What you need to know
- Children with autism may have medical conditions that are part of an underlying syndrome or that exist in combination with autism. It is important to treat underlying medical conditions, while considering the unique needs of a child who has autism.
- For example, if the child has seizures, they may require medication and an emergency plan for seizures. Or, they may need to know “the plan” in advance of blood work or a visit to the school nurse. It is important to work closely with families and doctors to learn about the child’s individualized medical needs.
- School age children with ASD may have multiple doctor and specialist visits to monitor medical conditions.
- Medications - There are no medications that can cure ASD or treat the core symptoms. However, there are medications that can help some people with ASD function better.
- Children with autism may have high energy levels, inability to focus, depression, or seizures. For those children, medication might be considered or be part of an existing plan.
- Some dietary treatments have been developed by reliable therapists. Many of these treatments do not have the scientific support needed for widespread recommendation. An unproven treatment might help one child, but may not help another.
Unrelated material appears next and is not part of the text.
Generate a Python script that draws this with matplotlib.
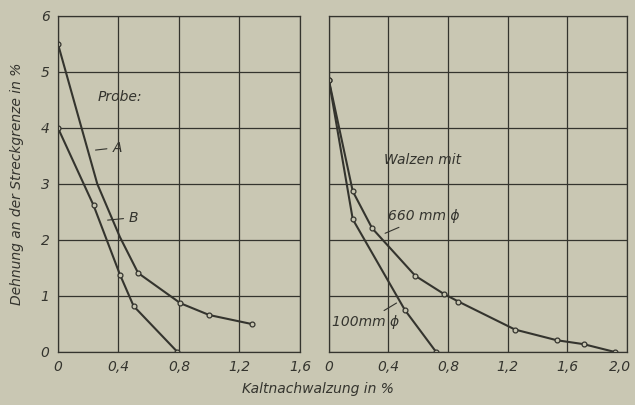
import matplotlib
matplotlib.use("Agg")
import matplotlib.pyplot as plt
from matplotlib.transforms import ScaledTranslation

# left panel: Probe A and B
a_x = [0.0, 0.26, 0.41, 0.53, 0.81, 1.00, 1.28]
a_y = [5.5, 3.0, 2.05, 1.41, 0.87, 0.66, 0.50]
b_x = [0.0, 0.235, 0.41, 0.50, 0.79]
b_y = [4.0, 2.62, 1.38, 0.82, 0.0]

# right panel: Walzen mit 660 mm / 100 mm
w660_x = [0.0, 0.16, 0.29, 0.58, 0.77, 0.87, 1.25, 1.53, 1.71, 1.92]
w660_y = [4.85, 2.87, 2.21, 1.36, 1.04, 0.90, 0.40, 0.21, 0.14, 0.0]
w100_x = [0.0, 0.16, 0.51, 0.72]
w100_y = [4.85, 2.37, 0.75, 0.0]

left_xticks = [0, 0.4, 0.8, 1.2, 1.6]
left_xlabels = ["0", "0,4", "0,8", "1,2", "1,6"]
right_xticks = [0, 0.4, 0.8, 1.2, 1.6, 2.0]
right_xlabels = ["0", "0,4", "0,8", "1,2", "1,6", "2,0"]
yticks = [0, 1, 2, 3, 4, 5, 6]

BG = "#c9c7b3"
INK = "#34342e"

fig = plt.figure(figsize=(6.35, 4.05), dpi=100, facecolor=BG)
ax1 = fig.add_axes([0.0913, 0.1309, 0.3811, 0.8296])
ax2 = fig.add_axes([0.518, 0.1309, 0.469, 0.8296])

mk = dict(color=INK, lw=1.5, marker="o", ms=3.5, mfc=BG, mec=INK, mew=0.9)

for ax, xmax, ticks, labels in [(ax1, 1.6, left_xticks, left_xlabels),
                                (ax2, 2.0, right_xticks, right_xlabels)]:
    ax.set_facecolor(BG)
    ax.set_xlim(0, xmax)
    ax.set_ylim(0, 6)
    ax.set_xticks(ticks)
    ax.set_xticklabels(labels, fontstyle="italic", fontsize=10, color=INK)
    ax.set_yticks(yticks)
    ax.grid(True, color=INK, lw=0.9)
    ax.tick_params(length=0, pad=6)
    for s in ax.spines.values():
        s.set_color(INK)
        s.set_linewidth(0.9)

ax1.set_yticklabels([str(v) for v in yticks], fontstyle="italic", fontsize=10, color=INK)
ax2.set_yticklabels([])

# last label sits on the figure edge, nudge it in a little
last = ax2.get_xticklabels()[-1]
last.set_transform(last.get_transform() + ScaledTranslation(-5 / 72, 0, fig.dpi_scale_trans))

ax1.plot(a_x, a_y, markevery=[0, 3, 4, 5, 6], **mk)
ax1.plot(b_x, b_y, **mk)
ax1.text(0.41, 4.55, "Probe:", fontstyle="italic", fontsize=10, color=INK, ha="center", va="center")
ax1.annotate("A", xy=(0.23, 3.6), xytext=(0.36, 3.65), fontstyle="italic", fontsize=10, color=INK,
             va="center", arrowprops=dict(arrowstyle="-", color=INK, lw=0.8))
ax1.annotate("B", xy=(0.31, 2.35), xytext=(0.47, 2.4), fontstyle="italic", fontsize=10, color=INK,
             va="center", arrowprops=dict(arrowstyle="-", color=INK, lw=0.8))
ax1.set_ylabel("Dehnung an der Streckgrenze in %", fontstyle="italic", fontsize=10, color=INK, labelpad=12)

ax2.plot(w660_x, w660_y, **mk)
ax2.plot(w100_x, w100_y, **mk)
ax2.text(0.63, 3.43, "Walzen mit", fontstyle="italic", fontsize=10, color=INK, ha="center", va="center")
ax2.annotate("660 mm ϕ", xy=(0.36, 2.1), xytext=(0.4, 2.42), fontstyle="italic", fontsize=10, color=INK,
             va="center", arrowprops=dict(arrowstyle="-", color=INK, lw=0.8))
ax2.annotate("100mm ϕ", xy=(0.47, 0.9), xytext=(0.02, 0.54), fontstyle="italic", fontsize=10, color=INK,
             va="center", arrowprops=dict(arrowstyle="-", color=INK, lw=0.8))

fig.text(0.5, 0.03, "Kaltnachwalzung in %", fontstyle="italic", fontsize=10, color=INK, ha="center")

fig.savefig("out.png", dpi=100, facecolor=BG)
- Many biomedical interventions call for changes in diet. Such changes include removing certain types of foods from a child’s diet and using vitamin or mineral supplements. Dietary treatments are based on the idea that food allergies or lack of vitamins and minerals cause symptoms of ASD. Some parents feel that dietary changes make a difference in how their child acts or feels.
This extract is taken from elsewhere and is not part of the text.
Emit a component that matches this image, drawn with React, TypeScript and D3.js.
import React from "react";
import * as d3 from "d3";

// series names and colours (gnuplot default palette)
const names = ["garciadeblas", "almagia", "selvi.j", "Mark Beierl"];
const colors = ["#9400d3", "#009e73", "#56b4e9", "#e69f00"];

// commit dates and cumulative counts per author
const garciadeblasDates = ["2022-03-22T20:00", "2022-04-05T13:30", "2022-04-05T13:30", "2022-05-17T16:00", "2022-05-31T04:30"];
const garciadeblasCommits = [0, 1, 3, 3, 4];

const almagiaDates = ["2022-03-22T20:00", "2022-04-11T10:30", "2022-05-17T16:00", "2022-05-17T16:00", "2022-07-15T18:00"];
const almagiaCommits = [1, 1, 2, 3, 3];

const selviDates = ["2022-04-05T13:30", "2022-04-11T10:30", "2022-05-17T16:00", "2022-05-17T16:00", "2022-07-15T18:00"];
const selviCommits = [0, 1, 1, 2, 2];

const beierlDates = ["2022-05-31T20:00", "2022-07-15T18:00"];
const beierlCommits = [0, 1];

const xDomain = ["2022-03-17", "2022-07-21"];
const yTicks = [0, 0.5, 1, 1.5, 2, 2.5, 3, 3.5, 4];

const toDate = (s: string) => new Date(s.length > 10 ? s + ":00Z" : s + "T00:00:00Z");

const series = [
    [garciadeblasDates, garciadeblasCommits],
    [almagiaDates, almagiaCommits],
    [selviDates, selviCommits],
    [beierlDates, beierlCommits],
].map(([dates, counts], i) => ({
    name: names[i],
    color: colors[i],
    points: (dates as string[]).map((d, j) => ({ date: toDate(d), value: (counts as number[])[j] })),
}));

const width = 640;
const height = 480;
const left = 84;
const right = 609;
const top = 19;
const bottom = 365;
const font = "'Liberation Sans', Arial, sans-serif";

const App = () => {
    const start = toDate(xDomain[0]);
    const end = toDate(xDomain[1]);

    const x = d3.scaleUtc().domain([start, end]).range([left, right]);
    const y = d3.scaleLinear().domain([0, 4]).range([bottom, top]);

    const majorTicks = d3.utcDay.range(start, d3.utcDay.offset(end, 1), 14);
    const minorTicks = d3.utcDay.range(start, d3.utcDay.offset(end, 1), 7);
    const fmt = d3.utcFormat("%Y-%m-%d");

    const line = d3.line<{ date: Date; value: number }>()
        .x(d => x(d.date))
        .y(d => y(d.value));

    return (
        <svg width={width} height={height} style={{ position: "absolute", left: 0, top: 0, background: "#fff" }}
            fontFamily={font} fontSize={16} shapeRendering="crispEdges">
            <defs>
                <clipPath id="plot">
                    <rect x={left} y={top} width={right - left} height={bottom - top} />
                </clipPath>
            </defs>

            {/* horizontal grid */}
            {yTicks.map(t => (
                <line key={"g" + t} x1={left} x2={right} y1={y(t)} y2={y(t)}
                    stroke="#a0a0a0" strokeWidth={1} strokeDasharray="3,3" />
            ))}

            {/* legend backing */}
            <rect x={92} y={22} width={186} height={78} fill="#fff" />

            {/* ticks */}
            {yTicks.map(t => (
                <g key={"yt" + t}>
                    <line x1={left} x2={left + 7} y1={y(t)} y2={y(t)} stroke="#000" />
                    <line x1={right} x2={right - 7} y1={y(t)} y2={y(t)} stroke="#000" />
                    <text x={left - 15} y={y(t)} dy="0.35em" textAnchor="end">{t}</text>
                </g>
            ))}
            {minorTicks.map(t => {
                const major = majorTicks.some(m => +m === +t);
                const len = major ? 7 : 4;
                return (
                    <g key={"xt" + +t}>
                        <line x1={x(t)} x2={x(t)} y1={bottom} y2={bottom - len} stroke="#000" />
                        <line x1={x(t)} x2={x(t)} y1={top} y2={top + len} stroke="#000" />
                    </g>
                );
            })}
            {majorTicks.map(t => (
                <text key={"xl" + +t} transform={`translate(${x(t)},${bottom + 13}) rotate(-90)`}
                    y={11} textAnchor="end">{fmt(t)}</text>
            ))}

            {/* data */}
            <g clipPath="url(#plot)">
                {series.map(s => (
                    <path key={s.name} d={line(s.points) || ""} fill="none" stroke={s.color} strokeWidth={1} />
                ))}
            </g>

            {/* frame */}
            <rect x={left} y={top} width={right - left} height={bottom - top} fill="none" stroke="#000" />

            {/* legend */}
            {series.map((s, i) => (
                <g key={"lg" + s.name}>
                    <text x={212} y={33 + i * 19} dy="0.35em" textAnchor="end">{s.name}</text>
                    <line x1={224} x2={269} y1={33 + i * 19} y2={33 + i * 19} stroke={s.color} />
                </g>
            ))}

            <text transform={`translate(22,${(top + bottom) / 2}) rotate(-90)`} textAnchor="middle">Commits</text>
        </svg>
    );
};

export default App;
- If a parent is thinking about changing a child’s diet, they should talk to the child’s doctor first. Parents can also talk with a nutritionist to be sure the child is getting important vitamins and minerals.
What you can do
- Be supportive of the parent’s wishes as far as dietary adjustments and their effect on their child’s behavior or condition.
- Consult a dietician on texture of foods and their effect on the child’s dietary intake if there are issues related to diet and texture of foods. An occupational therapist or speech therapist may be helpful with sensory issues related to food.
- Be aware if the child has seizures and if a seizure protocol is in place. Make sure the seizures are considered before field trips and during physical activity.
- A yearly check-up and studies as needed should occur in the child’s Medical Home.
- Be aware of any changes in behavior or mood that seem out of line with the situation and notify the parents.
- It is important to be aware of any academic changes. Contact parents when any differences are noticed.